Data excerpt |
══════════════════════════════

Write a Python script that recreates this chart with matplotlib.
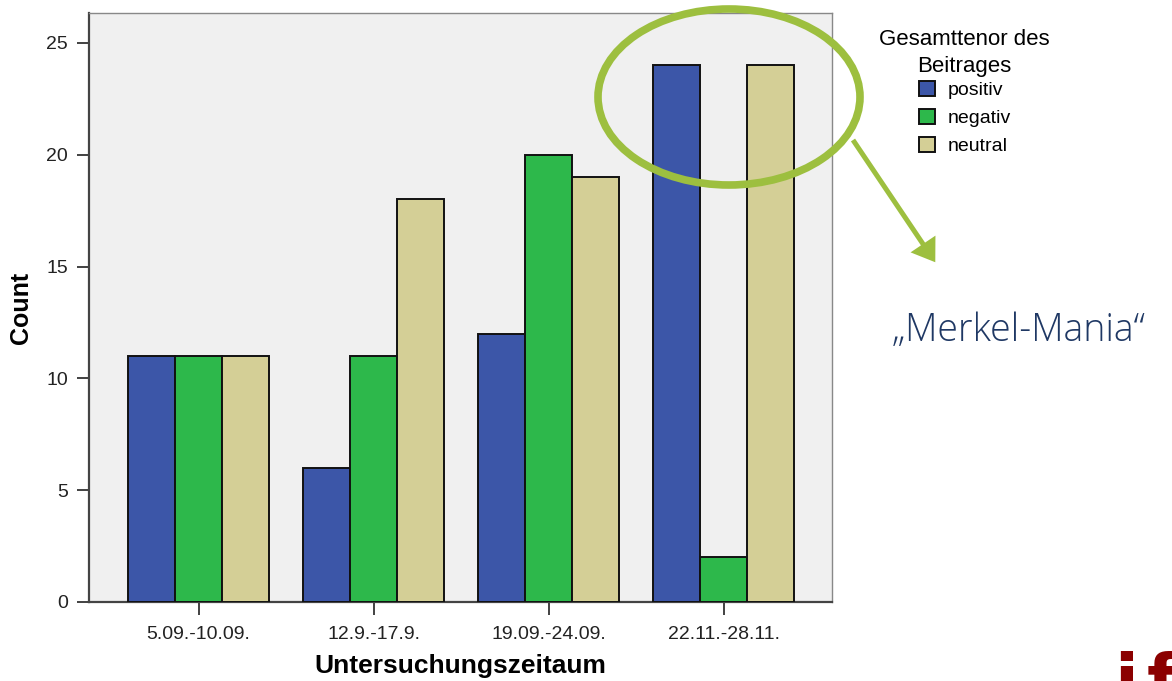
import numpy as np
import matplotlib
matplotlib.use("Agg")
import matplotlib.pyplot as plt
from matplotlib.patches import Ellipse, FancyArrow

plt.rcParams['font.family'] = ['Liberation Sans', 'DejaVu Sans']

periods = ['5.09.-10.09.', '12.9.-17.9.', '19.09.-24.09.', '22.11.-28.11.']
tenor_labels = ['positiv', 'negativ', 'neutral']
positiv = [11, 6, 12, 24]
negativ = [11, 11, 20, 2]
neutral = [11, 18, 19, 24]

colors = ['#3c56a8', '#2db84b', '#d4cf96']

fig = plt.figure(figsize=(11.72, 6.81), dpi=100)
fig.patch.set_facecolor('white')
ax = fig.add_axes([89/1172, 1 - 602/681, (832-89)/1172, (602-13)/681])
ax.set_facecolor('#f0f0f0')

x = np.arange(len(periods))
w = 0.27
bars = []
for i, (vals, c, lab) in enumerate(zip([positiv, negativ, neutral], colors, tenor_labels)):
    b = ax.bar(x + (i - 1) * w, vals, width=w, color=c, edgecolor='#111111',
               linewidth=1.4, label=lab, zorder=3)
    bars.append(b)

ax.set_xlim(-0.626, 3.62)
ax.set_ylim(0, 26.34)
ax.set_yticks([0, 5, 10, 15, 20, 25])
ax.set_xticks(x)
ax.set_xticklabels(periods)
ax.tick_params(axis='both', direction='out', length=9, width=1.3,
               color='#333333', labelsize=14, labelcolor='#222222')
ax.tick_params(axis='y', pad=6)
ax.tick_params(axis='x', pad=8)

for side in ['left', 'bottom']:
    ax.spines[side].set_color('#444444')
    ax.spines[side].set_linewidth(1.6)
for side in ['top', 'right']:
    ax.spines[side].set_color('#888888')
    ax.spines[side].set_linewidth(1.0)

ax.set_ylabel('Count', fontsize=18, fontweight='bold', labelpad=10)
ax.set_xlabel('Untersuchungszeitaum', fontsize=19, fontweight='bold', labelpad=8)

# legend: title as separate text so its spacing can be set freely
fig.text(964/1172, 1 - 53/681, 'Gesamttenor des\nBeitrages', fontsize=16,
         ha='center', va='center', multialignment='center', linespacing=1.35)
leg = fig.legend(handles=bars, labels=tenor_labels,
                 loc='upper left', bbox_to_anchor=(919/1172, 1 - 81/681),
                 frameon=False, fontsize=14, borderpad=0, borderaxespad=0,
                 handlelength=0.8, handleheight=0.8, handletextpad=0.7,
                 labelspacing=0.5)
for h in leg.legend_handles:
    h.set_linewidth(1.4)

# annotation layer in pixel coordinates
ov = fig.add_axes([0, 0, 1, 1], zorder=5)
ov.set_xlim(0, 1172)
ov.set_ylim(681, 0)
ov.axis('off')
ov.patch.set_alpha(0)

green = '#9dbf3f'
ov.add_patch(Ellipse((729, 97), 262, 176, fill=False, edgecolor=green, linewidth=5.5))
ov.add_patch(FancyArrow(853, 140, 70, 104, width=5, head_width=30, head_length=22,
                        length_includes_head=False, color=green, linewidth=0))

ov.text(1019, 331, '\u201eMerkel-Mania\u201c', fontsize=27, color='#1f3864',
        family=['Open Sans', 'DejaVu Sans'], fontweight='light',
        ha='center', va='center')

# logo fragment in the corner
ov.text(1114, 704, 'i', fontsize=50, color='#8b0000', fontweight='bold',
        family='DejaVu Sans', ha='left', va='baseline')
ov.text(1147, 704, 'f', fontsize=50, color='#8b0000', fontweight='bold',
        family='DejaVu Sans', ha='left', va='baseline')

fig.savefig('out.png', dpi=100)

══════════════════════════════

Task brief |
Which lines hold the string "matplotlib"? List them all.

Task solution |
Write a Python script that recreates this chart with matplotlib.
import matplotlib
matplotlib.use("Agg")
import matplotlib.pyplot as plt
from matplotlib.patches import Ellipse, FancyArrow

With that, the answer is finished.